Tidak boleh seorang yang punya rekam jejak kriminal duduk sebagai pembantu Presiden. Dan, last but not least, si calon juga harus punya karakter dan kepribadian yang stabil, memiliki empati kepada rakyat, mampu menjaga tutur dan prilaku untuk tidak menebar kalimat kotor dan kebencian.
Kriteria menteri seperti yang saya tulis ini, tentu saja, bukanlah parameter yang baku. Paling tidak, konstitusi kita tidak menyebutkan demikian. Bisa jadi, berdasarkan fakta para pembantu yang diangkatnya, Presiden Jokowi juga tidak memasang persayaratan seperti itu.
Tak kunjung beradab
TAPI untuk kriteria karakteristik atau kepribadian tadi, kali ini saya benar-benar berharap Jokowi memberi perhatian lebih. Terlalu mahal harga yang harus dibayar negeri ini jika Ahok jadi masuk kabinet.
Kasus penistaan agama yang dilakukannya, sungguh-sungguh telah memantik kemarahan luar biasa ummat Islam. Kasus ini juga terbukti menguras habis energi bangsa.

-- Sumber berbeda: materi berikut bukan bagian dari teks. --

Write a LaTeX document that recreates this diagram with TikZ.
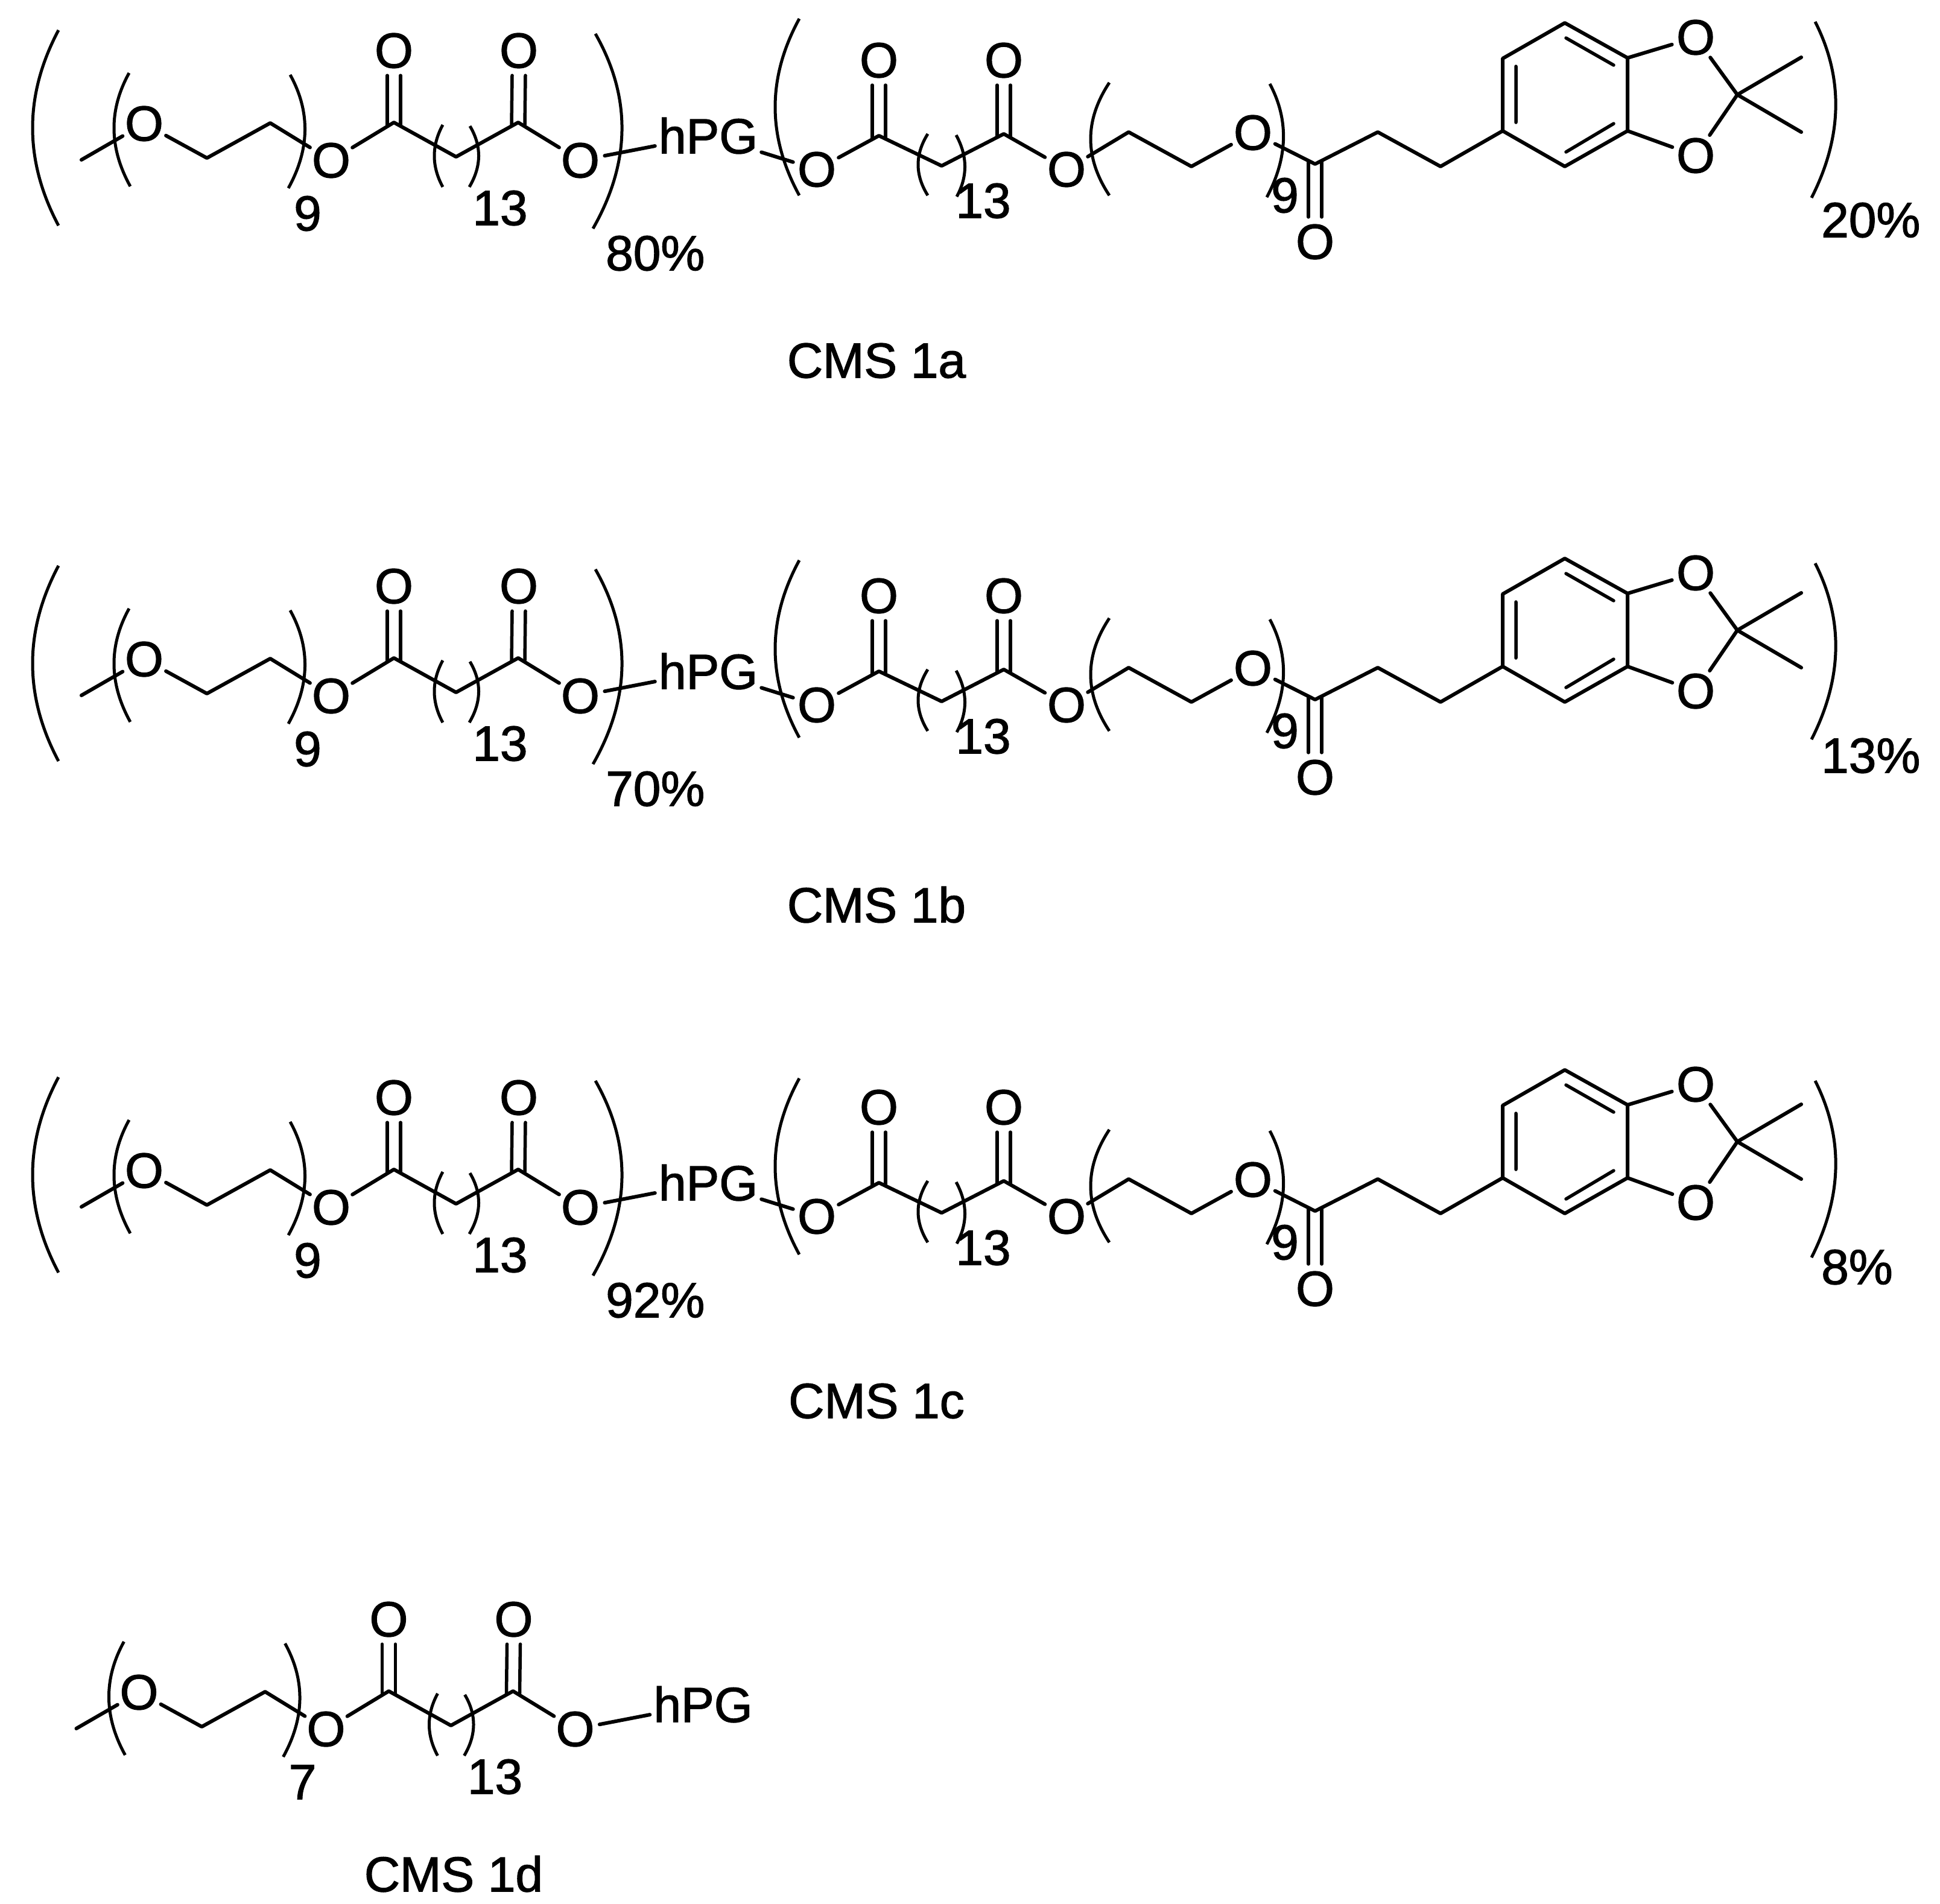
\documentclass[tikz,border=0pt]{standalone}
\usepackage{fontspec}
\setmainfont{Liberation Sans}
\newfontfamily\chemfont[FakeBold=1.5]{Liberation Sans}
\tikzset{
  atom/.style={circle,inner sep=-1.5pt},
  lab/.style={inner sep=0pt},
  hpg/.style={inner xsep=6pt,inner ysep=0pt},
  bond/.style={line width=6pt,line cap=round,line join=round},
  inbond/.style={line width=5.5pt,line cap=round},
  paren/.style={line width=5pt}
}
% bracket: x1,y1,x2,y2,bulge
\newcommand{\brk}[5]{%
  \pgfmathsetmacro{\bdy}{(#4-(#2))/3}%
  \pgfmathsetmacro{\bsx}{#5*4/3}%
  \draw[paren] (#1,#2) .. controls +(\bsx,\bdy) and +(\bsx,-\bdy) .. (#3,#4);
}
% double bond: carbon, oxygen, oxygen anchor, shift at the carbon
\newcommand{\dbl}[4]{%
  \draw[inbond] ([xshift=-11pt,yshift=#4pt]#1)--([xshift=-11pt]#2.#3);
  \draw[inbond] ([xshift=11pt,yshift=#4pt]#1)--([xshift=11pt]#2.#3);
}
% methoxy chain, diacid, hPG: prefix, repeat count
\newcommand{\leftarm}[2]{%
  \coordinate (#1me) at (135,265);
  \node[atom] (#1O1) at (239,205) {O};
  \coordinate (#1a1) at (343,262);
  \coordinate (#1a2) at (448,204);
  \node[atom] (#1O2) at (549,266) {O};
  \coordinate (#1c1) at (653,203);
  \node[atom] (#1Oc1) at (653,84) {O};
  \coordinate (#1c2) at (756,260);
  \coordinate (#1c3) at (859,203);
  \node[atom] (#1Oc3) at (860,84) {O};
  \node[atom] (#1O3) at (962,266) {O};
  \node[hpg] (#1hpg) at (1174,225) {hPG};
  \dbl{#1c1}{#1Oc1}{south}{-4}
  \dbl{#1c3}{#1Oc3}{south}{-4}
  \draw[bond] (#1me)--(#1O1)--(#1a1)--(#1a2)--(#1O2)--(#1c1)--(#1c2)--(#1c3)--(#1O3)--(#1hpg);
  \brk{214}{121}{216}{309}{-26}
  \brk{481}{124}{478}{312}{26}
  \brk{734}{207}{734}{310}{-14}
  \brk{779}{209}{778}{310}{15}
  \node[lab] (#1n1) at (510,354) {#2};
  \node[lab] (#1n2) at (829,345) {13};
}
% diacid, chain and acetonide arm: prefix
\newcommand{\rightarm}[1]{%
  \node[atom] (#1O4) at (1354,281) {O};
  \coordinate (#1c4) at (1457,225);
  \node[atom] (#1Oc4) at (1457,100) {O};
  \coordinate (#1c5) at (1561,275);
  \coordinate (#1c6) at (1664,222);
  \node[atom] (#1Oc6) at (1664,100) {O};
  \node[atom] (#1O5) at (1768,281) {O};
  \coordinate (#1b1) at (1871,219);
  \coordinate (#1b2) at (1975,276);
  \node[atom] (#1O6) at (2077,220) {O};
  \coordinate (#1c7) at (2180,272);
  \node[atom] (#1Oc7) at (2180,401) {O};
  \coordinate (#1b3) at (2284,219);
  \coordinate (#1b4) at (2388,276);
  \coordinate (#1r1) at (2491,217);
  \coordinate (#1r2) at (2491,97);
  \coordinate (#1r3) at (2594,38);
  \coordinate (#1r4) at (2698,96);
  \coordinate (#1r5) at (2698,217);
  \coordinate (#1r6) at (2594,276);
  \node[atom] (#1Ou) at (2811,62) {O};
  \node[atom] (#1Ol) at (2811,258) {O};
  \coordinate (#1ck) at (2880,157);
  \coordinate (#1m1) at (2986,95);
  \coordinate (#1m2) at (2986,219);
  \dbl{#1c4}{#1Oc4}{south}{-4}
  \dbl{#1c6}{#1Oc6}{south}{-4}
  \dbl{#1c7}{#1Oc7}{north}{4}
  \draw[bond] (#1hpg)--(#1O4)--(#1c4)--(#1c5)--(#1c6)--(#1O5)--(#1b1)--(#1b2)--(#1O6)--(#1c7)--(#1b3)--(#1b4)--(#1r1);
  \draw[bond] (#1r1)--(#1r2)--(#1r3)--(#1r4)--(#1r5)--(#1r6)--cycle;
  \draw[bond] (#1r4)--(#1Ou)--(#1ck)--(#1Ol)--(#1r5);
  \draw[bond] (#1m1)--(#1ck)--(#1m2);
  \draw[inbond] (2513,110)--(2513,203) (2596,63)--(2675,108) (2675,205)--(2596,252);
  \brk{1538}{222}{1538}{324}{-16}
  \brk{1585}{224}{1586}{326}{14}
  \brk{1839}{137}{1839}{324}{-31}
  \brk{2105}{139}{2100}{327}{25}
  \node[lab] (#1n3) at (1630,333) {13};
  \node[lab] (#1n4) at (2130,324) {9};
}
\begin{document}
\begin{tikzpicture}[x=1pt,y=-1pt,font=\chemfont\fontsize{82}{90}\selectfont]
  \useasboundingbox (0,0) rectangle (3216,3157);
  % CMS 1a
  \begin{scope}
    \leftarm{a}{9}
    \rightarm{a}
    \brk{97}{50}{97}{374}{-43}
    \brk{987}{56}{983}{379}{46}
    \brk{1325}{31}{1325}{324}{-40}
    \brk{3009}{36}{3003}{328}{37}
    \node[lab,anchor=west] (apl) at (1004,420) {80\%};
    \node[lab,anchor=west] (apr) at (3019,365) {20\%};
  \end{scope}
  \node[lab] (alabel) at (1453,598) {CMS 1a};
  % CMS 1b
  \begin{scope}[shift={(0,888)}]
    \leftarm{b}{9}
    \rightarm{b}
    \brk{97}{50}{97}{374}{-43}
    \brk{987}{56}{983}{379}{46}
    \brk{1325}{41}{1325}{335}{-40}
    \brk{3009}{46}{3003}{338}{37}
    \node[lab,anchor=west] (bpl) at (1004,420) {70\%};
    \node[lab,anchor=west] (bpr) at (3019,365) {13\%};
  \end{scope}
  \node[lab] (blabel) at (1453,1500) {CMS 1b};
  % CMS 1c
  \begin{scope}[shift={(0,1736)}]
    \leftarm{c}{9}
    \rightarm{c}
    \brk{97}{50}{97}{374}{-43}
    \brk{987}{56}{983}{379}{46}
    \brk{1325}{52}{1325}{344}{-40}
    \brk{3009}{56}{3003}{349}{37}
    \node[lab,anchor=west] (cpl) at (1004,420) {92\%};
    \node[lab,anchor=west] (cpr) at (3019,365) {8\%};
  \end{scope}
  \node[lab] (clabel) at (1453,2323) {CMS 1c};
  % CMS 1d
  \begin{scope}[shift={(-8.5,2601)}]
    \leftarm{d}{7}
  \end{scope}
  \node[lab] (dlabel) at (752,3107) {CMS 1d};
\end{tikzpicture}
\end{document}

Buat sebagian besar orang, saya yakin, jika terbelit kasus serupa dia, bisa dipastikan yang bersangkutan bakal berinstropeksi diri. Selanjutnya akan lebih hati-hati dalam bertutur, terutama di ruang publik.

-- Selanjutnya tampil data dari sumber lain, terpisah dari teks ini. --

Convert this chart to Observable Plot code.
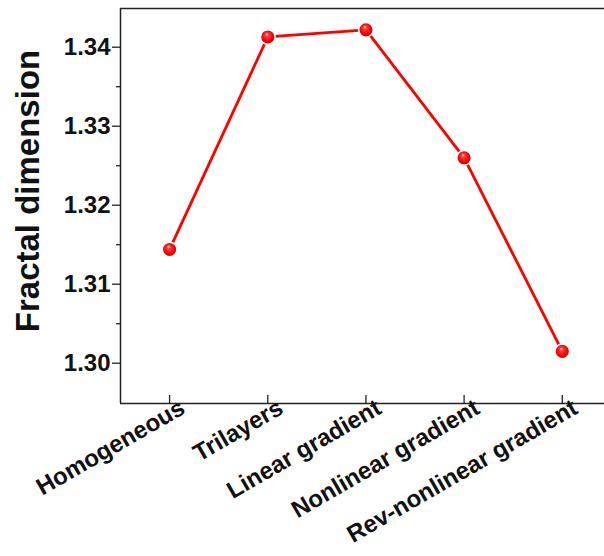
<!DOCTYPE html>
<html>
<head>
<meta charset="utf-8">
<script src="https://cdn.jsdelivr.net/npm/d3@7"></script>
<script src="https://cdn.jsdelivr.net/npm/@observablehq/plot@0.6"></script>
<style>
  html, body { margin: 0; padding: 0; background: #fff; }
  #chart svg { display: block; }
</style>
</head>
<body>
<div id="chart"></div>
<script>
const categories = ["Homogeneous", "Trilayers", "Linear gradient", "Nonlinear gradient", "Rev-nonlinear gradient"];
const values = [1.3144, 1.3413, 1.3422, 1.3260, 1.3015];
const yTicks = [1.30, 1.31, 1.32, 1.33, 1.34];
const yMinorTicks = [1.305, 1.315, 1.325, 1.335];
const yTitle = "Fractal dimension";

const rows = categories.map((c, i) => ({i, category: c, value: values[i]}));
const idx = categories.map((c, i) => i);

const W = 604, H = 556;
const mTop = 8, mBottom = 153, mLeft = 120, mRight = 0;
const yDomain = [1.2949, 1.3449];
const xDomain = [-0.5, 4.43];
const font = "'Liberation Sans', Arial, Helvetica, sans-serif";
const axisColor = "#222";

const defs = () => {
  const ns = "http://www.w3.org/2000/svg";
  const d = document.createElementNS(ns, "defs");
  d.innerHTML = `<radialGradient id="sphere" cx="0.5" cy="0.5" r="0.55" fx="0.42" fy="0.3">
      <stop offset="0%" stop-color="#ffe0e0"/>
      <stop offset="22%" stop-color="#ff3a3a"/>
      <stop offset="70%" stop-color="#ee0000"/>
      <stop offset="100%" stop-color="#b80000"/>
    </radialGradient>`;
  return d;
};

const chart = Plot.plot({
  width: W,
  height: H,
  marginTop: mTop,
  marginBottom: mBottom,
  marginLeft: mLeft,
  marginRight: mRight,
  style: {fontFamily: font, background: "#fff", overflow: "visible"},
  x: {type: "linear", domain: xDomain, axis: null},
  y: {domain: yDomain},
  marks: [
    defs,
    // frame: left, top, bottom
    Plot.ruleX([xDomain[0]], {stroke: axisColor, strokeWidth: 1.5}),
    Plot.ruleY([yDomain[0]], {stroke: axisColor, strokeWidth: 1.5}),
    Plot.ruleY([yDomain[1]], {stroke: axisColor, strokeWidth: 1.5}),
    // x ticks (inward)
    Plot.ruleX(idx, {x: d => d, insetTop: (H - mTop - mBottom) - 8, stroke: axisColor, strokeWidth: 1.3}),
    // y axis major
    Plot.axisY({ticks: yTicks, tickSize: 8, tickPadding: 2, tickFormat: d3.format(".2f"),
      fontSize: 24, fontWeight: "bold", fill: "#111", stroke: axisColor, strokeWidth: 1.3, label: null}),
    // y axis minor
    Plot.axisY({ticks: yMinorTicks, tickSize: 4, tickFormat: () => "", stroke: axisColor, strokeWidth: 1.3, label: null}),
    // x tick labels
    Plot.text(rows, {x: "i", text: "category", frameAnchor: "bottom", rotate: -30,
      textAnchor: "end", lineAnchor: "bottom", dx: 17, dy: 9,
      fontSize: 24, fontWeight: "bold", fill: "#111"}),
    // y title
    Plot.text([yTitle], {frameAnchor: "left", rotate: -90, dx: -92, dy: -15,
      fontSize: 33, fontWeight: "bold", fill: "#111", textAnchor: "middle", lineAnchor: "middle"}),
    // data
    Plot.line(rows, {x: "i", y: "value", stroke: "#ff0000", strokeWidth: 2.8}),
    Plot.dot(rows, {x: "i", y: "value", r: 7.3, fill: "url(#sphere)", stroke: "#fff", strokeWidth: 1.5})
  ]
});
document.getElementById("chart").append(chart);
</script>
</body>
</html>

Sayangnya, sikap seperti ini sama sekali tidak ditunjukkan Ahok. Dia seolah-olah tidak pernah kehabisan peluru untuk menimbulkan kegaduhan baru. Persidangan super panjang dan bertela-tele atas kasus penistaan Al Quran yang dilakukannya, ternyata tidak mampu membuat mulutnya menjadi sedikit beradab.